An ambitious engineering feat yes, but the Palm Jumeirah shows me nothing more the deep wallets and the pursuit of an illogical legacy for its developers. I can’t even fathom the financial backing available in this area. The potential for groundbreaking innovation in sustainable development is endless. The desert/ocean ecosystem it was placed on appears ideal for potential capture of solar, hydro, and wind power, possibly capable of meeting all power needs using alternative energy sources, becoming a datum for further sustainable desert development.

This however isn’t the case. Empty streets lined with the 2nd and 3rd homes of their prestigious owners lack people, landscape, and a sense of place. The only prominent feature is the form of the man-made island, the palm, a form only experienced by angels and aviators. A species which has ties with middle-eastern culture dating back thousands of years was significant enough to model a plan around but scarcely planted throughout the project.

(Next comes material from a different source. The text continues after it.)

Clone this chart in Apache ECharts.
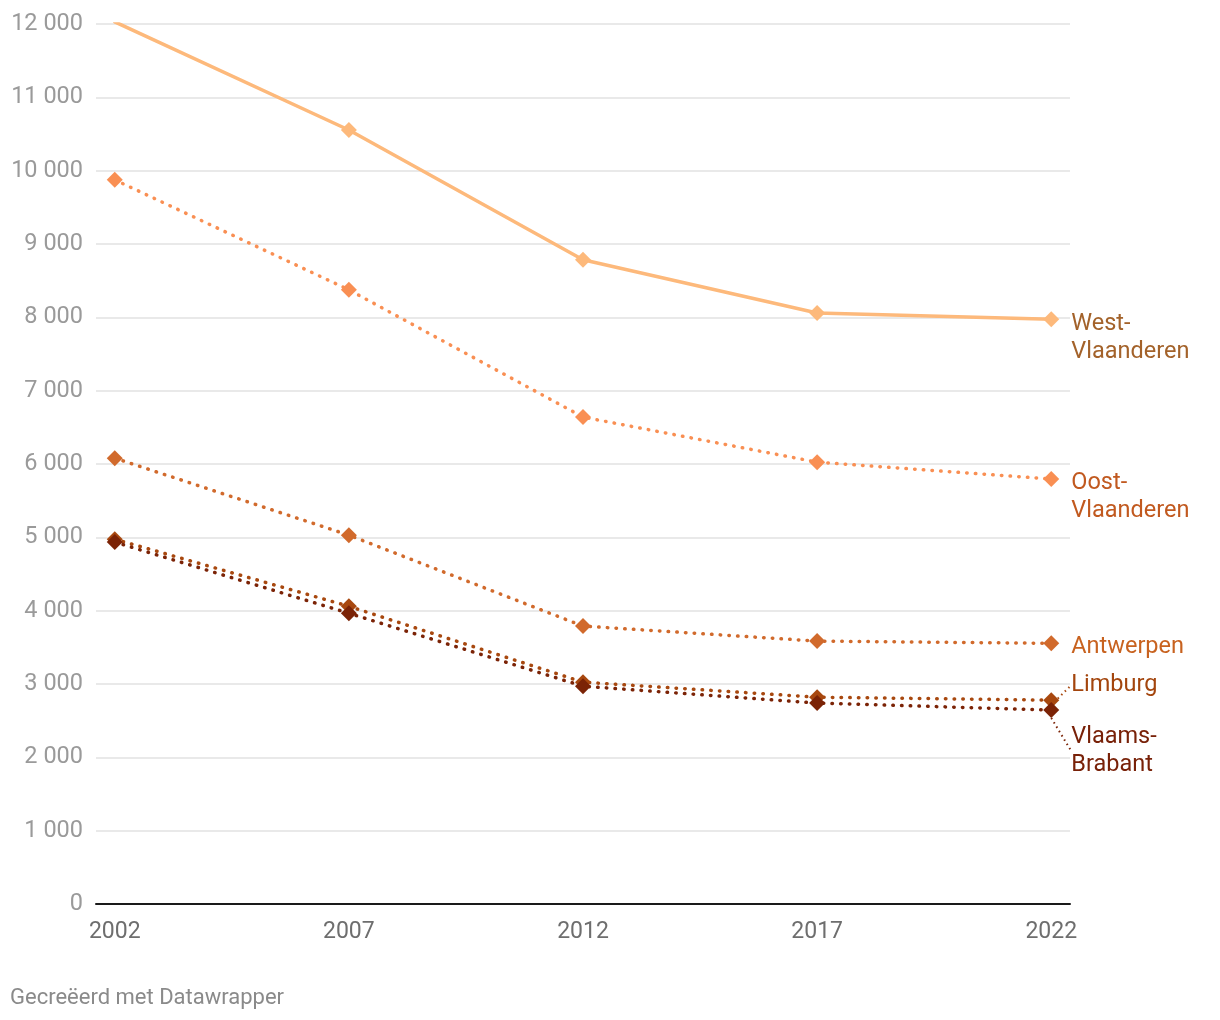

Unfortunately, instead of money going into sustainable energy technologies it’s pumped into the constant struggle to maintain its form against natural beach erosion and surf zone currents which continuously morph coastal geography.

Architecture, Landscape Architecture, and Engineering created the island. All professions are typically serviced based and owe their livelihood to fees from such projects (which had to of been astronomical) and the clientele they keep.

As with Landscape Architecture, one of the professions’ principles is that its practitioners are to be stewards of the land. A concept since forgotten as sources of income for Landscape Architects became available for “shrubbing up” cookie cutter retail centers and model home developments across the U.S. But when we’re dependant on often misguided clients to fill our payrolls how can we steer them in the right direction why’ll still maintaining the relationship?

There are firms in the much earned and fortunate position of choosing clients that allow broad design freedom and pursue new avenues of innovation. But what of the vast majority, what can be done to instill and educate the benefits to our clients of better land stewardship? With this kind of intervention between professional and client, Palm Jumeirah could of been different, it could of been something other then a phenomenal engineering feat, it could of been better, IMHO.